>> BEGIN
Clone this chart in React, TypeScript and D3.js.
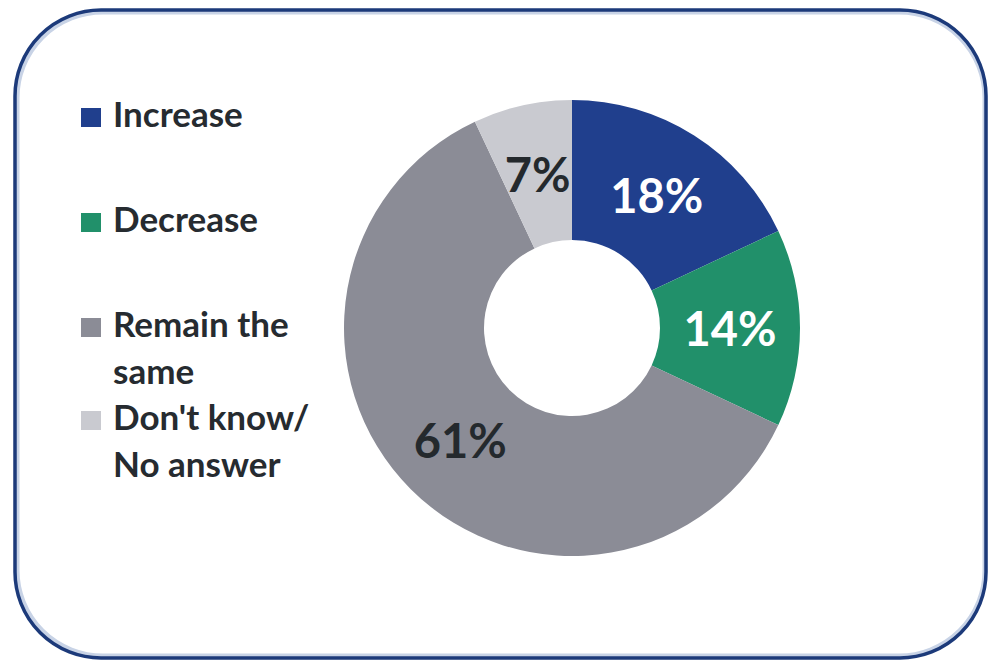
import React from "react";
import * as d3 from "d3";

const categories = ["Increase", "Decrease", "Remain the same", "Don't know/ No answer"];
const values = [18, 14, 61, 7];
const legendLines = [["Increase"], ["Decrease"], ["Remain the", "same"], ["Don't know/", "No answer"]];
const colors = ["#203f8d", "#21906a", "#8b8c96", "#c9cad0"];
const labelColors = ["#ffffff", "#ffffff", "#24292d", "#24292d"];

const W = 988;
const H = 663;

export default function App() {
  const cx = 572;
  const cy = 328;
  const outerR = 228;
  const innerR = 88;
  const pie = d3.pie<number>().sort(null).value((d) => d);
  const arcs = pie(values);
  const arc = d3.arc<d3.PieArcDatum<number>>().innerRadius(innerR).outerRadius(outerR);
  const labelArc = d3.arc<d3.PieArcDatum<number>>().innerRadius(158).outerRadius(158);

  const legendBaselines = [127, 232, 337, 430];
  const font = "Lato, 'Open Sans', sans-serif";

  return (
    <svg
      width={W}
      height={H}
      style={{ position: "absolute", left: 0, top: 0, background: "#ffffff" }}
    >
      <rect x={17} y={12} width={968} height={644} rx={86} ry={86} fill="#ffffff" stroke="#c8d3e6" strokeWidth={5} />
      <rect x={15} y={10} width={971} height={648} rx={86} ry={86} fill="none" stroke="#1c3a7a" strokeWidth={3.5} />
      <g transform={`translate(${cx},${cy})`}>
        {arcs.map((a, i) => (
          <path key={categories[i]} d={arc(a) || ""} fill={colors[i]} />
        ))}
        {arcs.map((a, i) => {
          const [x, y] = labelArc.centroid(a);
          return (
            <text
              key={"l" + i}
              x={x}
              y={y}
              textAnchor="middle"
              dominantBaseline="central"
              fontFamily={font}
              fontWeight={700}
              fontSize={47}
              fill={labelColors[i]}
            >
              {values[i]}%
            </text>
          );
        })}
      </g>
      <g>
        {categories.map((c, i) => {
          const base = legendBaselines[i];
          return (
            <g key={c}>
              <rect x={81} y={base - 19} width={20} height={19} fill={colors[i]} />
              <text fontFamily={font} fontWeight={700} fontSize={35} fill="#262b30">
                {legendLines[i].map((ln, j) => (
                  <tspan key={j} x={113} y={base + j * 47}>
                    {ln}
                  </tspan>
                ))}
              </text>
            </g>
          );
        })}
      </g>
    </svg>
  );
}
>> END
Job
Every line should be retyped exactly, with the pictures omitted.

The answer
Clone this chart in React, TypeScript and D3.js.
import React from "react";
import * as d3 from "d3";

const categories = ["Increase", "Decrease", "Remain the same", "Don't know/ No answer"];
const values = [18, 14, 61, 7];
const legendLines = [["Increase"], ["Decrease"], ["Remain the", "same"], ["Don't know/", "No answer"]];
const colors = ["#203f8d", "#21906a", "#8b8c96", "#c9cad0"];
const labelColors = ["#ffffff", "#ffffff", "#24292d", "#24292d"];

const W = 988;
const H = 663;

export default function App() {
  const cx = 572;
  const cy = 328;
  const outerR = 228;
  const innerR = 88;
  const pie = d3.pie<number>().sort(null).value((d) => d);
  const arcs = pie(values);
  const arc = d3.arc<d3.PieArcDatum<number>>().innerRadius(innerR).outerRadius(outerR);
  const labelArc = d3.arc<d3.PieArcDatum<number>>().innerRadius(158).outerRadius(158);

  const legendBaselines = [127, 232, 337, 430];
  const font = "Lato, 'Open Sans', sans-serif";

  return (
    <svg
      width={W}
      height={H}
      style={{ position: "absolute", left: 0, top: 0, background: "#ffffff" }}
    >
      <rect x={17} y={12} width={968} height={644} rx={86} ry={86} fill="#ffffff" stroke="#c8d3e6" strokeWidth={5} />
      <rect x={15} y={10} width={971} height={648} rx={86} ry={86} fill="none" stroke="#1c3a7a" strokeWidth={3.5} />
      <g transform={`translate(${cx},${cy})`}>
        {arcs.map((a, i) => (
          <path key={categories[i]} d={arc(a) || ""} fill={colors[i]} />
        ))}
        {arcs.map((a, i) => {
          const [x, y] = labelArc.centroid(a);
          return (
            <text
              key={"l" + i}
              x={x}
              y={y}
              textAnchor="middle"
              dominantBaseline="central"
              fontFamily={font}
              fontWeight={700}
              fontSize={47}
              fill={labelColors[i]}
            >
              {values[i]}%
            </text>
          );
        })}
      </g>
      <g>
        {categories.map((c, i) => {
          const base = legendBaselines[i];
          return (
            <g key={c}>
              <rect x={81} y={base - 19} width={20} height={19} fill={colors[i]} />
              <text fontFamily={font} fontWeight={700} fontSize={35} fill="#262b30">
                {legendLines[i].map((ln, j) => (
                  <tspan key={j} x={113} y={base + j * 47}>
                    {ln}
                  </tspan>
                ))}
              </text>
            </g>
          );
        })}
      </g>
    </svg>
  );
}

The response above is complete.